DUBLIN, NH – It’s official: Texas Sen. Ted Cruz has now headlined Republican Party events in each of the early presidential nominating states and it’s barely Labor Day weekend of 2013.
Friday evening’s appearance at the New Hampshire GOP reception meant Cruz completed the trifecta of the all-important states after he was the keynote speaker at the Republican Party of Iowa’s summer picnic in July and the South Carolina GOP’s Silver Elephant Dinner back in May.
“I am glad to be with friends here in New Hampshire,” Cruz told reporters about an hour outside of Manchester, brushing off any presidential speculation prior to the fundraiser. “I have been traveling all over the country working to energize the grassroots and to mobilize the American people to rise up and stop Obamacare and to defund Obamacare.”

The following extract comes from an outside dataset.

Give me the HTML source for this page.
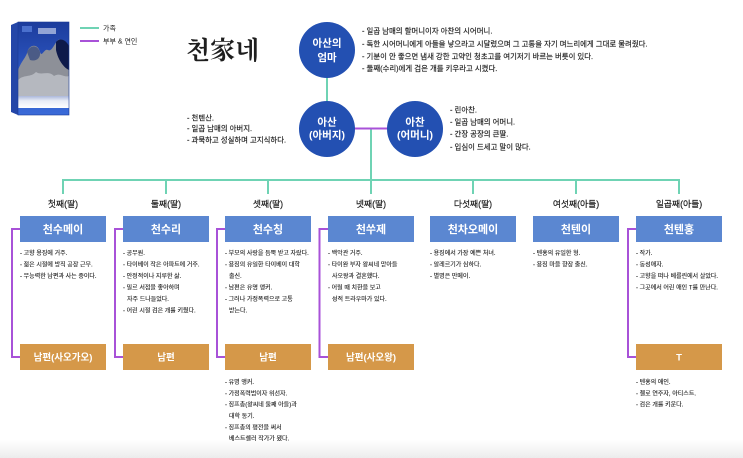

Cruz was elected less than a year ago after garnering heavy Tea Party support. The freshman senator is now leading the charge to defund President Barack Obama’s health care law. Friday Cruz refused to endorse Texas’ senior senator, Republican John Cornyn, for re-election whom happens to not be supporting Cruz’s efforts to defund the bill.
“I think Senator Cornyn is a good man. He is a friend, he and I have worked side-by-side on a great many issues fighting for Texas, fighting for conservative principles. I think it is likely that I am going to stay out of incumbent primaries across the country,” Cruz said about the senate deputy minority leader.
He later added: “My focus in 2014 is open seats or seats that are currently held by Democrats. I think 2014 presents very favorable terrain for Republicans. I believe 2014 is teed up for Republicans to take control of the Senate and retire Harry Reid as the majority leader.”
During Cruz’s speech outside the breathtaking Knollwood Farm, he told the nearly 200-person crowd as they sipped homemade ice tea and local wines, that he stands by his principles.
“You know, there are a lot of people in the media that say ‘anyone who was elected with support of the Tea Party, those guys are radical, they are extreme. I have to admit, I have to chuckle a bit,” Cruz said. “It is only in Washington DC that it is considered radical to want to live within your means. It is only in the United States Capitol that it is considered extreme not to want to bankrupt our kids and grandkids.”
New Hampshire’s junior senator, Republican Kelly Ayotte, introduced her Texas colleague and praised him as “very smart” and having “passion” and “principle.”
The crowd seemed to agree. Several people, whom waited in line to meet Cruz following the fundraiser, told him that they hoped he would run for president.
“I think he is right on message with getting out the grassroots. I think he is very Republican and I think we need to see the next generation step up to the plate and go grab the ball and run with it,” attendee Carolyn Brown told NBC News after Cruz spoke to the crowd, adding: “It is early yet but I don’t see any reason I wouldn’t support him for president.”
Ray Ross agreed: “I hope he is going to run in ’16…I think he will be a fabulous candidates.”
The next presidential election is still nearly three years away but that hasn’t stopped several politicians – Kentucky Sen. Rand Paul, Florida Sen. Marco Rubio, former Pennsylvania Sen. Rick Santorum and of course, Cruz -- from visiting those all important early states of Iowa, New Hampshire and South Carolina.
“You know, it took Jimmy Carter to give us Ronald Reagan,” Cruz said as he wrapped up his speech in the Live Free or Die State. “And I am convinced that the most longest lasting legacy of President Obama is going to be all of us standing up together, arm-in-arm, to restore that shining city on a hill that is the United States of America.”